>> start RECORDS SHOWN

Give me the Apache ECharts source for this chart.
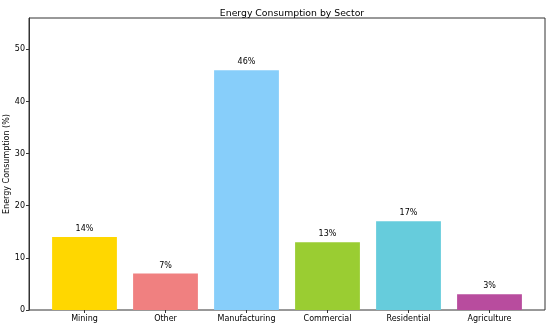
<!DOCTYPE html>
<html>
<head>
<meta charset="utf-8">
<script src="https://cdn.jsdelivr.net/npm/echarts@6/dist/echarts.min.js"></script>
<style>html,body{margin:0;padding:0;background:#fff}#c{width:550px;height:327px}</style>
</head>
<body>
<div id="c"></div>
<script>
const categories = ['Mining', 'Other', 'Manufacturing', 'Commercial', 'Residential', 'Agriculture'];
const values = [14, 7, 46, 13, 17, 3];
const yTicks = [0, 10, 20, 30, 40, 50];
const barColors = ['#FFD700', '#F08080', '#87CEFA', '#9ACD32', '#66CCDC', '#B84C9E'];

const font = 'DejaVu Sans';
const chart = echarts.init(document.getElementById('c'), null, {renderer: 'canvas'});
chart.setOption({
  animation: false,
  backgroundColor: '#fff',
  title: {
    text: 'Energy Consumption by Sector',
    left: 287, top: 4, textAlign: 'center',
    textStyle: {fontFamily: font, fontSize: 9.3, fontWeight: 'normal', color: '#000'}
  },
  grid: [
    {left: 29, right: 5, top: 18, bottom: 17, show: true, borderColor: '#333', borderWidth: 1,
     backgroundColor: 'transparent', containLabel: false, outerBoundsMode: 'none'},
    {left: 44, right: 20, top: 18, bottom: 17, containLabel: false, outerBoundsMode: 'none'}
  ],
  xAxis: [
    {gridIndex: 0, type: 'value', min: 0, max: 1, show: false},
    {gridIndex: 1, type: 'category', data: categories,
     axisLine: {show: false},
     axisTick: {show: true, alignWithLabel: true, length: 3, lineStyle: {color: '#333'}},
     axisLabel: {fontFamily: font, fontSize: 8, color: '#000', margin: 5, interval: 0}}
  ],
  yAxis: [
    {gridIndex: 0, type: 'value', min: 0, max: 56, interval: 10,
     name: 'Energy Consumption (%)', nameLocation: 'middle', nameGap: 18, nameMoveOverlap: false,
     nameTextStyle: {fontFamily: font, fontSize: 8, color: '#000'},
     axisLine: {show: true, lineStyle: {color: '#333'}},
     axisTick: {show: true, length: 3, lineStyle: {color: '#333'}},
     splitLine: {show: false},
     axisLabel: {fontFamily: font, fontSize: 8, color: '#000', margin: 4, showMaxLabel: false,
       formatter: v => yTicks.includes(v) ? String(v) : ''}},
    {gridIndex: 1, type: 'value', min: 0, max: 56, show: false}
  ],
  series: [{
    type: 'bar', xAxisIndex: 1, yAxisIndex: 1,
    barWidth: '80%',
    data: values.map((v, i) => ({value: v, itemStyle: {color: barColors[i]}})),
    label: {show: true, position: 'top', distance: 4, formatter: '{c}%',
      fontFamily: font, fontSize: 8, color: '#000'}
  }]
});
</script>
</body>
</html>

>> end RECORDS SHOWN
>> start RECORDS SHOWN

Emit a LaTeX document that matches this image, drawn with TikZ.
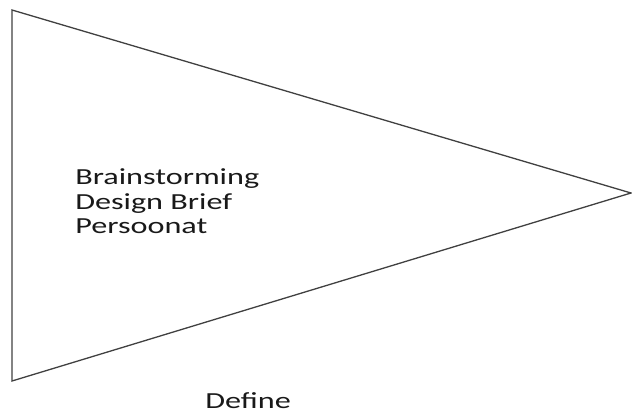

>> end RECORDS SHOWN

### INSTRUCTION:
Copy all lines from the data that hold the word "document".

### WRITTEN ANSWER:
const chart = echarts.init(document.getElementById('c'), null, {renderer: 'canvas'});
Emit a LaTeX document that matches this image, drawn with TikZ.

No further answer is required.